- Task statement -
Leave the pictures out and copy exactly the lines from the line containing "Reproduce this chart with Apache ECharts." to the line containing "49.1, 49.45, 50.0];", both lines included.

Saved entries
=====
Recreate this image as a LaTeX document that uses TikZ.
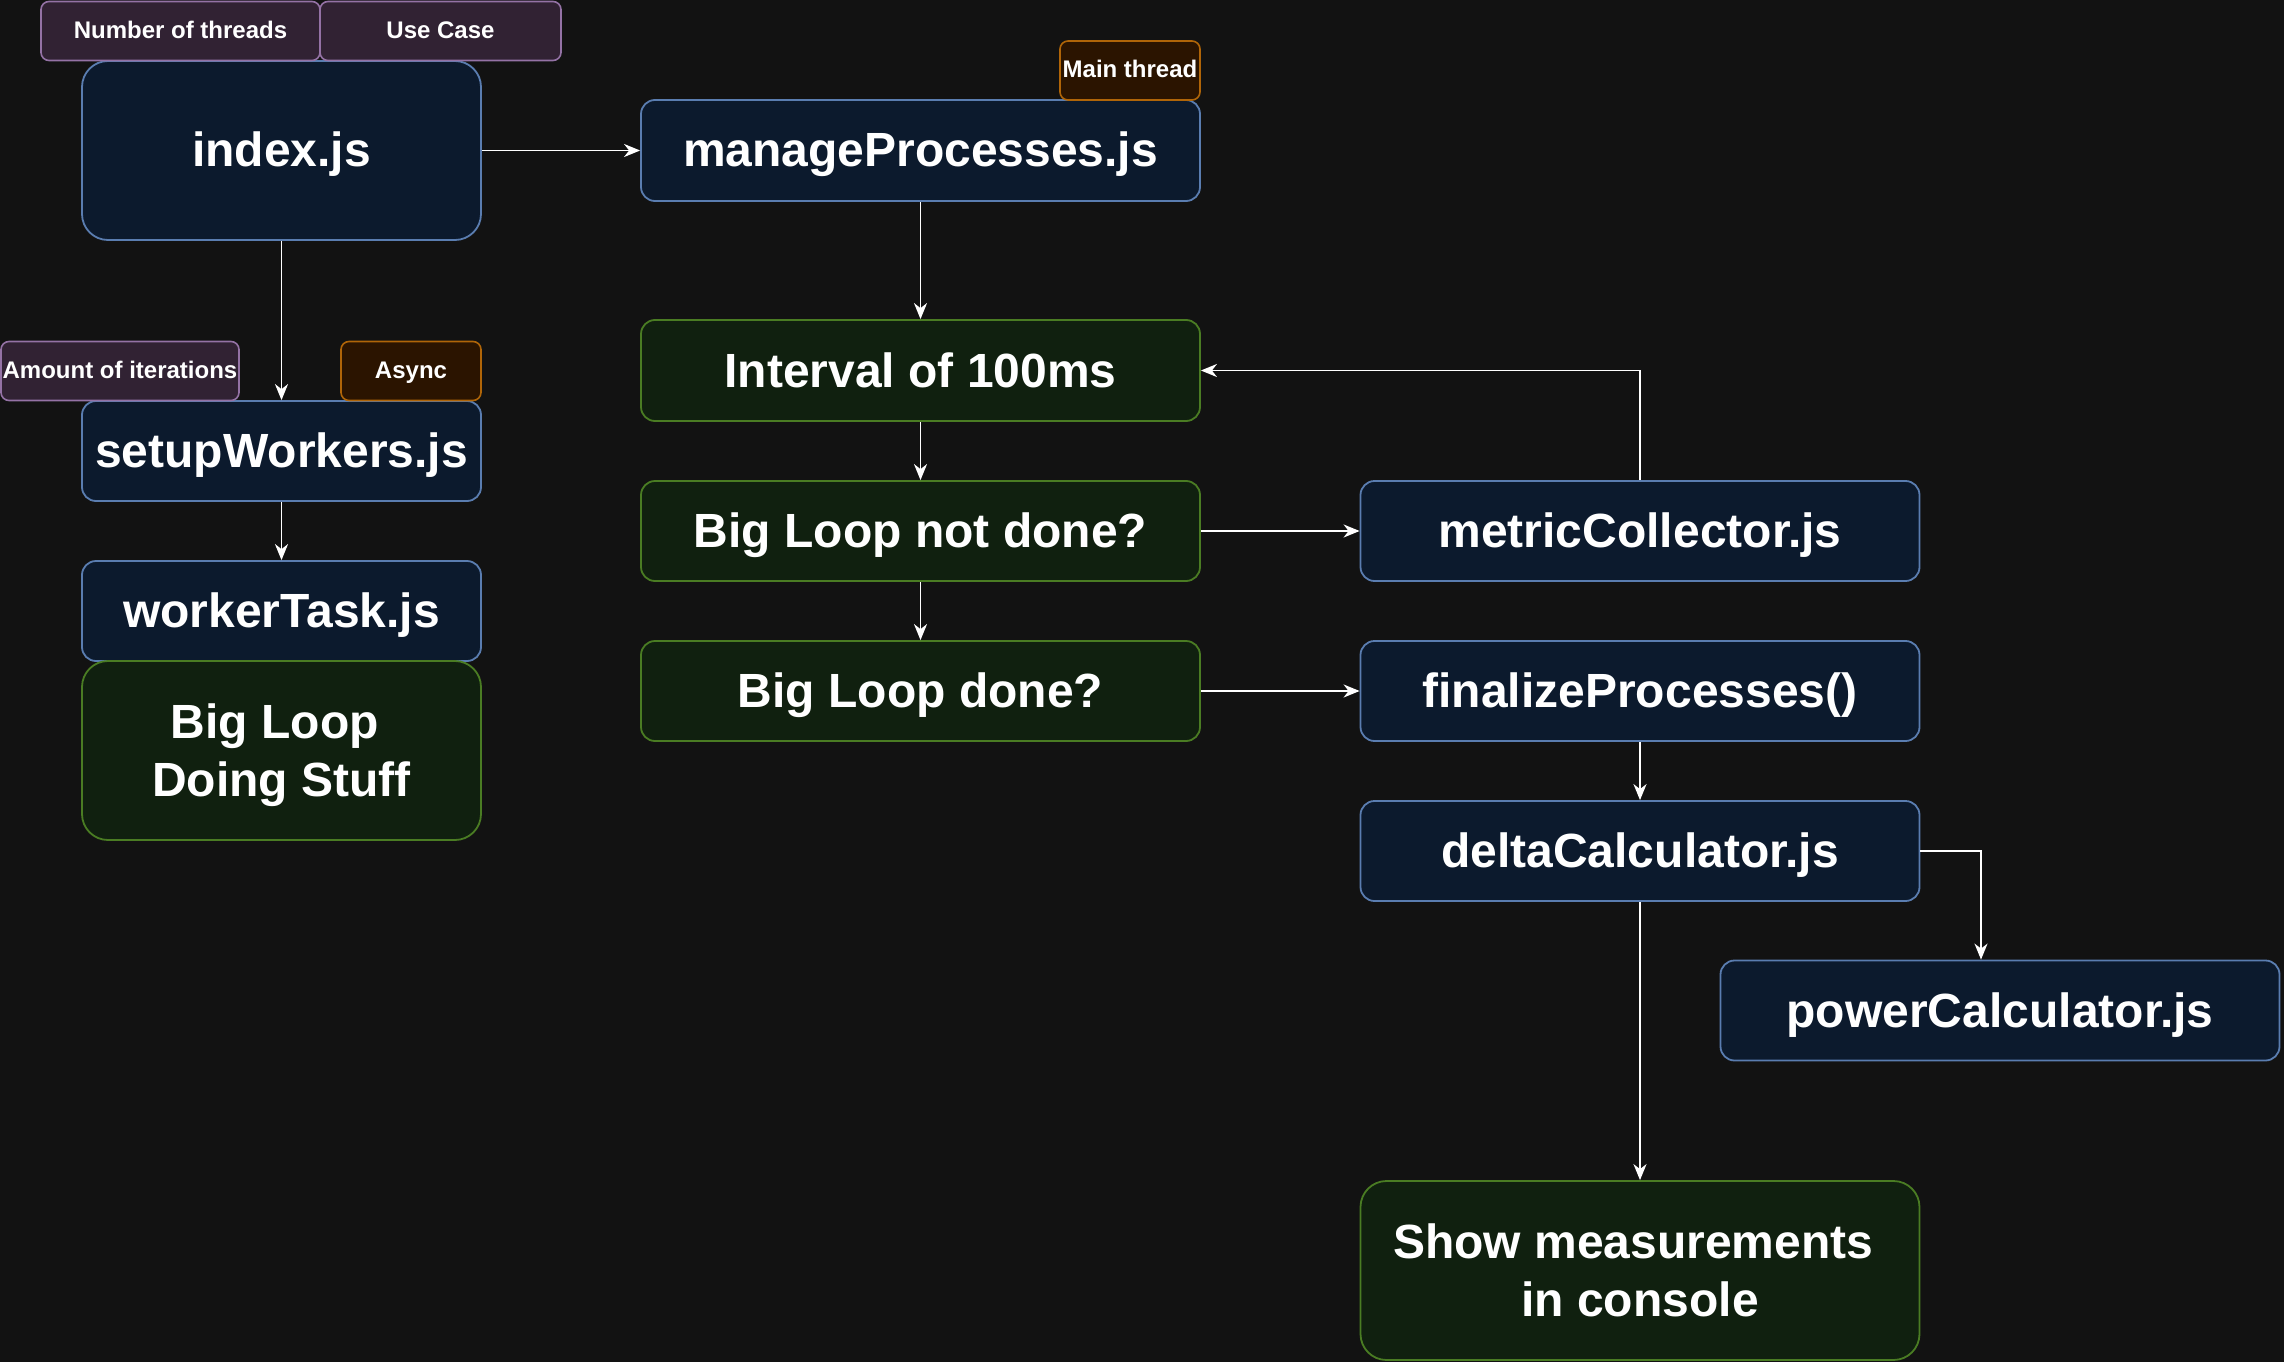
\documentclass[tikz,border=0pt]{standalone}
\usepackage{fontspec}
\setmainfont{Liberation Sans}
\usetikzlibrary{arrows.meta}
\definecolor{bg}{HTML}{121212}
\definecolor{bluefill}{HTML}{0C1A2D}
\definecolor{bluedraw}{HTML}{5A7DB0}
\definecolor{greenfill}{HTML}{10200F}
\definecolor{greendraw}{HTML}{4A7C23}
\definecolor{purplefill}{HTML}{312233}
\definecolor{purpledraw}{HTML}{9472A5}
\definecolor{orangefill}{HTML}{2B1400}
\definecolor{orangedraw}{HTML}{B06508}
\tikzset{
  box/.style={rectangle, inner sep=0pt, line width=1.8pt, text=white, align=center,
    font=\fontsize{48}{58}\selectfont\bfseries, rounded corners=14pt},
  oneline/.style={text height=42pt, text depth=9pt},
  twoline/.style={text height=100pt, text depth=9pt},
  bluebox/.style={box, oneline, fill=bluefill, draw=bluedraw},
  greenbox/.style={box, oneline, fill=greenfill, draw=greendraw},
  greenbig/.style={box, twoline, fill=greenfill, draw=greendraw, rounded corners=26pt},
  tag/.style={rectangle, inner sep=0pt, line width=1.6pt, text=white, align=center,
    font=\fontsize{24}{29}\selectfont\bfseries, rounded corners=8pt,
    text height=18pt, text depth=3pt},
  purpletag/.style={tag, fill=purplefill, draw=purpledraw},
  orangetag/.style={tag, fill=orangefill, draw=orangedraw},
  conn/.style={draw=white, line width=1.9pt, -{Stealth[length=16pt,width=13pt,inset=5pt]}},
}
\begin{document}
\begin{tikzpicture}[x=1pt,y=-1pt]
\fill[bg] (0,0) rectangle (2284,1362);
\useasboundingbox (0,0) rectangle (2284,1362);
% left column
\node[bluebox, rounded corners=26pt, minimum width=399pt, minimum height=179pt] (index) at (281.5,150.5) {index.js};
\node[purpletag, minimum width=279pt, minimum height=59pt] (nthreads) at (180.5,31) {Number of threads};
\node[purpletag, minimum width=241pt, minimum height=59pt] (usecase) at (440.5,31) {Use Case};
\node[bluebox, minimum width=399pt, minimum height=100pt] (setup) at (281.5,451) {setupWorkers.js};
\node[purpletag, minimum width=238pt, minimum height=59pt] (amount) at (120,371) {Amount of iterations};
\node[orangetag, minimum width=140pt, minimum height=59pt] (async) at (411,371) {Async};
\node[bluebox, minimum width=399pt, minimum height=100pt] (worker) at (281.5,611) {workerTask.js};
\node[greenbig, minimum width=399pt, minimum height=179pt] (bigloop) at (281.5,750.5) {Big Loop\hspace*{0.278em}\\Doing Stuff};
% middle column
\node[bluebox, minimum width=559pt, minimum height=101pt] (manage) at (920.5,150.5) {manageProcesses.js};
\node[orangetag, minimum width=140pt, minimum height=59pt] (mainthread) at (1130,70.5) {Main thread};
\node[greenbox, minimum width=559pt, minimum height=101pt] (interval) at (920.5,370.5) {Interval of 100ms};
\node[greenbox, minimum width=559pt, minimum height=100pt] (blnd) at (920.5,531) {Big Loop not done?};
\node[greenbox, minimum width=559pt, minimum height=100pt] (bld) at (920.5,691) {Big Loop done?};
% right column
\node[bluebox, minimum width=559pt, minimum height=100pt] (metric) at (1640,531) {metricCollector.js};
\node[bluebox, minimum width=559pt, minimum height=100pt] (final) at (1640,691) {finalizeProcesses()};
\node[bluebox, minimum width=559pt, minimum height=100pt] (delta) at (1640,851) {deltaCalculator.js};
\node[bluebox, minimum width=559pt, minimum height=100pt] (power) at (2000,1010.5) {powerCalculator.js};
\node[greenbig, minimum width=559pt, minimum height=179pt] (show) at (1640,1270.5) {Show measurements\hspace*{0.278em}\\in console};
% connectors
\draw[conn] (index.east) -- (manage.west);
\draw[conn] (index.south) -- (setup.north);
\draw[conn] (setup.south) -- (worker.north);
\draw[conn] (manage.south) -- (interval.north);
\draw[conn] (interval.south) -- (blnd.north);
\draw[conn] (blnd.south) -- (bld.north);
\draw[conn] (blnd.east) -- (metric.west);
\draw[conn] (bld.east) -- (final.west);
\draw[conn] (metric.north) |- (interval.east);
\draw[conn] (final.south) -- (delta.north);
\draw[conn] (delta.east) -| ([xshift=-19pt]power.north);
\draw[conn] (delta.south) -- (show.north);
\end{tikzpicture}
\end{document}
=====
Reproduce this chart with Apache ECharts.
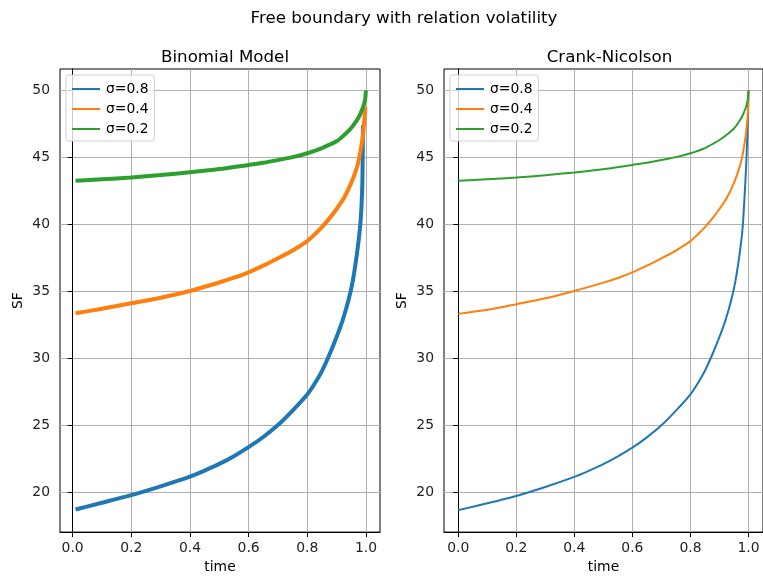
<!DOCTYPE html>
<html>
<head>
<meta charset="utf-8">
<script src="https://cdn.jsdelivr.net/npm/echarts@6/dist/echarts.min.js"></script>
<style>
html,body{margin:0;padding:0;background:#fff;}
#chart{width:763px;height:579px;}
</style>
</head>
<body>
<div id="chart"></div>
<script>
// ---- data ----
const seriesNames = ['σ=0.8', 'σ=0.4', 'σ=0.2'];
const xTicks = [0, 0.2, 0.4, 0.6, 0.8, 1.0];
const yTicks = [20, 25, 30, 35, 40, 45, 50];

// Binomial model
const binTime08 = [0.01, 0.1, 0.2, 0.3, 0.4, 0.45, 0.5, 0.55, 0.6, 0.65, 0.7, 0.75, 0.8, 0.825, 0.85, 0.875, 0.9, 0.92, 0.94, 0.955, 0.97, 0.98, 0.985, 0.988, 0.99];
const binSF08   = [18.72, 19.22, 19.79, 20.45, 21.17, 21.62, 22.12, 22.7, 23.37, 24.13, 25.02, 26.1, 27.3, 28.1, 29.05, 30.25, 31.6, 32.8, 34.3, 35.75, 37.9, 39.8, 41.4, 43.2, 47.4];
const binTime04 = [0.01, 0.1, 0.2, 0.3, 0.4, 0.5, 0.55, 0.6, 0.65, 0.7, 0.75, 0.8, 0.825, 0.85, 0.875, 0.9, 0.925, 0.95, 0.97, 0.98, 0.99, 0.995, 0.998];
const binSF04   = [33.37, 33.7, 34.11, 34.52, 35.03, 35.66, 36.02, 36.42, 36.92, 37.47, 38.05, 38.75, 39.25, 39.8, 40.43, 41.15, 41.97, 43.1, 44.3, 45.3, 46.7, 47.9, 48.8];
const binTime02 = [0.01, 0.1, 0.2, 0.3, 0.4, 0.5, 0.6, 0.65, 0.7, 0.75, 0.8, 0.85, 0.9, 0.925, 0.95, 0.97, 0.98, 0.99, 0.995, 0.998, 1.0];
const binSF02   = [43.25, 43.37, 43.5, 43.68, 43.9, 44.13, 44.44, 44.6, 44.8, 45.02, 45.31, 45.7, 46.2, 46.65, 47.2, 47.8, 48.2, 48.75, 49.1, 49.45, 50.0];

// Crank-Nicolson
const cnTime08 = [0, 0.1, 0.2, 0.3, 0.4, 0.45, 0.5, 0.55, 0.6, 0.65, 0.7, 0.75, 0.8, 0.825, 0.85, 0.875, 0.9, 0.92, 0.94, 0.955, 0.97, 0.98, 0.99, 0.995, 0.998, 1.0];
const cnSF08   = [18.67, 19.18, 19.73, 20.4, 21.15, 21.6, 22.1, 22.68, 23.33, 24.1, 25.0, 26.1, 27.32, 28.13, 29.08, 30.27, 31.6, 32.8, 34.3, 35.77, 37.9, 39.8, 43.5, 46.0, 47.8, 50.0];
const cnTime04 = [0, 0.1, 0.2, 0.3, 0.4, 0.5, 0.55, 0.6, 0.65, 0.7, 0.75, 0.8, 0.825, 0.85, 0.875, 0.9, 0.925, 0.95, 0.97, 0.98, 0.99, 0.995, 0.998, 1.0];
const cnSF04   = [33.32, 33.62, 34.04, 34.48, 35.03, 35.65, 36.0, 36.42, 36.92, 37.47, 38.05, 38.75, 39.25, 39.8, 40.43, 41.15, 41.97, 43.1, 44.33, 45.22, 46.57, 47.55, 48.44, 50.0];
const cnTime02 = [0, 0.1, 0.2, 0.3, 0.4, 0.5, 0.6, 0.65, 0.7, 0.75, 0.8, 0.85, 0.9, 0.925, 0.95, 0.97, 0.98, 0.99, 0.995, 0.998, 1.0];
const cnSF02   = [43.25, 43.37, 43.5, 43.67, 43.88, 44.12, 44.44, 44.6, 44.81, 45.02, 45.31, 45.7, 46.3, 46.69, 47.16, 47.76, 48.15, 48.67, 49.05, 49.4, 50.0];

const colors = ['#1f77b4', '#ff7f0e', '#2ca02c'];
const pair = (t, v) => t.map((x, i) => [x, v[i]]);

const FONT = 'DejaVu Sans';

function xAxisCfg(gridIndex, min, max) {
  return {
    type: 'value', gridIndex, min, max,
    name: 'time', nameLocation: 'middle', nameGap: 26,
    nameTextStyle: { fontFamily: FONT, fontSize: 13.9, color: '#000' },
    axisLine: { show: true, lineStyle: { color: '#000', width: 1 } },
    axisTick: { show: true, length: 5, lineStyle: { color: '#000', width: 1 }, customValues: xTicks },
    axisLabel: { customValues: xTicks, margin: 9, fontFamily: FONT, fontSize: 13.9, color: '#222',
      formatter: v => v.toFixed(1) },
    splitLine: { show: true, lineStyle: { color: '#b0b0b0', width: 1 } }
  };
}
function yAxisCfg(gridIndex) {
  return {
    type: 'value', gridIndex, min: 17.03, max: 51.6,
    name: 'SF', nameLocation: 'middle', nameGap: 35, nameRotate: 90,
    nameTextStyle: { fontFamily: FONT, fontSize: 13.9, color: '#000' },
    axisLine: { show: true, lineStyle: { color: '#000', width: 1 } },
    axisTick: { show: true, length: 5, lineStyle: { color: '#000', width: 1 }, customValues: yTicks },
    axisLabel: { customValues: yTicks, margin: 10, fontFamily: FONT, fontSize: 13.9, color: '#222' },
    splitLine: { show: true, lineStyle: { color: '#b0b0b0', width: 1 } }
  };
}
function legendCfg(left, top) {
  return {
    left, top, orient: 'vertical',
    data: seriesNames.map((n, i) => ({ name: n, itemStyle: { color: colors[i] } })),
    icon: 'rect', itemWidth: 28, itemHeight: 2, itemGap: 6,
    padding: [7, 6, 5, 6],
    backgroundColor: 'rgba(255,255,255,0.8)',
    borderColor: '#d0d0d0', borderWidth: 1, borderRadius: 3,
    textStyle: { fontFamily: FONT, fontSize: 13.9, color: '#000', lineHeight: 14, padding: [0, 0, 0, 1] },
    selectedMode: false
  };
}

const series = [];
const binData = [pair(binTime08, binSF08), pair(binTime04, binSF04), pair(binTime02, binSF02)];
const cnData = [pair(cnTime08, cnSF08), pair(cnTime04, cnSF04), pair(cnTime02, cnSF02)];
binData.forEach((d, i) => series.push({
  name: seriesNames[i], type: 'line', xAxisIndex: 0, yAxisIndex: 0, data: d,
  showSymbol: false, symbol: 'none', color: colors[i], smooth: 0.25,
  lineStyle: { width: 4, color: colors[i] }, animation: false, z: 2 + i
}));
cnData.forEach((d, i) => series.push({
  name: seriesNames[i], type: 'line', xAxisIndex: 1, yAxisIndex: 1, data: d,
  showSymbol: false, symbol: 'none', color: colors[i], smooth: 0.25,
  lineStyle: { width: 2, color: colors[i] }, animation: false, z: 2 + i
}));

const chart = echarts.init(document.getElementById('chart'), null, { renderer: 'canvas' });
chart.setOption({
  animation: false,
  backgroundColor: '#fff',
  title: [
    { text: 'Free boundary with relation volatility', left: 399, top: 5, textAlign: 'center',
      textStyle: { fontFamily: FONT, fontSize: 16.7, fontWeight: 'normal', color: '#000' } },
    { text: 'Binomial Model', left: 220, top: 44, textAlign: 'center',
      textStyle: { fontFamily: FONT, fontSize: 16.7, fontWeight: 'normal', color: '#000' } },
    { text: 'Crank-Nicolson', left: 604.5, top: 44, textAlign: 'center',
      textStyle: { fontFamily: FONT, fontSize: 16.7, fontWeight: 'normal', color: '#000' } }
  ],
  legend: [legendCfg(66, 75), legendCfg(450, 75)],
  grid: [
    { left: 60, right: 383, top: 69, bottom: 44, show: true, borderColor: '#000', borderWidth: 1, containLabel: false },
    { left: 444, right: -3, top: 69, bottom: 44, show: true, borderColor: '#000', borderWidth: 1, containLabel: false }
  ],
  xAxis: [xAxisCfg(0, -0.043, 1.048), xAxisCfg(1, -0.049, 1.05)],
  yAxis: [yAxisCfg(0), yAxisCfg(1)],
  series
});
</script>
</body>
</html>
=====
- In response -
Reproduce this chart with Apache ECharts.
<!DOCTYPE html>
<html>
<head>
<meta charset="utf-8">
<script src="https://cdn.jsdelivr.net/npm/echarts@6/dist/echarts.min.js"></script>
<style>
html,body{margin:0;padding:0;background:#fff;}
#chart{width:763px;height:579px;}
</style>
</head>
<body>
<div id="chart"></div>
<script>
// ---- data ----
const seriesNames = ['σ=0.8', 'σ=0.4', 'σ=0.2'];
const xTicks = [0, 0.2, 0.4, 0.6, 0.8, 1.0];
const yTicks = [20, 25, 30, 35, 40, 45, 50];

// Binomial model
const binTime08 = [0.01, 0.1, 0.2, 0.3, 0.4, 0.45, 0.5, 0.55, 0.6, 0.65, 0.7, 0.75, 0.8, 0.825, 0.85, 0.875, 0.9, 0.92, 0.94, 0.955, 0.97, 0.98, 0.985, 0.988, 0.99];
const binSF08   = [18.72, 19.22, 19.79, 20.45, 21.17, 21.62, 22.12, 22.7, 23.37, 24.13, 25.02, 26.1, 27.3, 28.1, 29.05, 30.25, 31.6, 32.8, 34.3, 35.75, 37.9, 39.8, 41.4, 43.2, 47.4];
const binTime04 = [0.01, 0.1, 0.2, 0.3, 0.4, 0.5, 0.55, 0.6, 0.65, 0.7, 0.75, 0.8, 0.825, 0.85, 0.875, 0.9, 0.925, 0.95, 0.97, 0.98, 0.99, 0.995, 0.998];
const binSF04   = [33.37, 33.7, 34.11, 34.52, 35.03, 35.66, 36.02, 36.42, 36.92, 37.47, 38.05, 38.75, 39.25, 39.8, 40.43, 41.15, 41.97, 43.1, 44.3, 45.3, 46.7, 47.9, 48.8];
const binTime02 = [0.01, 0.1, 0.2, 0.3, 0.4, 0.5, 0.6, 0.65, 0.7, 0.75, 0.8, 0.85, 0.9, 0.925, 0.95, 0.97, 0.98, 0.99, 0.995, 0.998, 1.0];
const binSF02   = [43.25, 43.37, 43.5, 43.68, 43.9, 44.13, 44.44, 44.6, 44.8, 45.02, 45.31, 45.7, 46.2, 46.65, 47.2, 47.8, 48.2, 48.75, 49.1, 49.45, 50.0];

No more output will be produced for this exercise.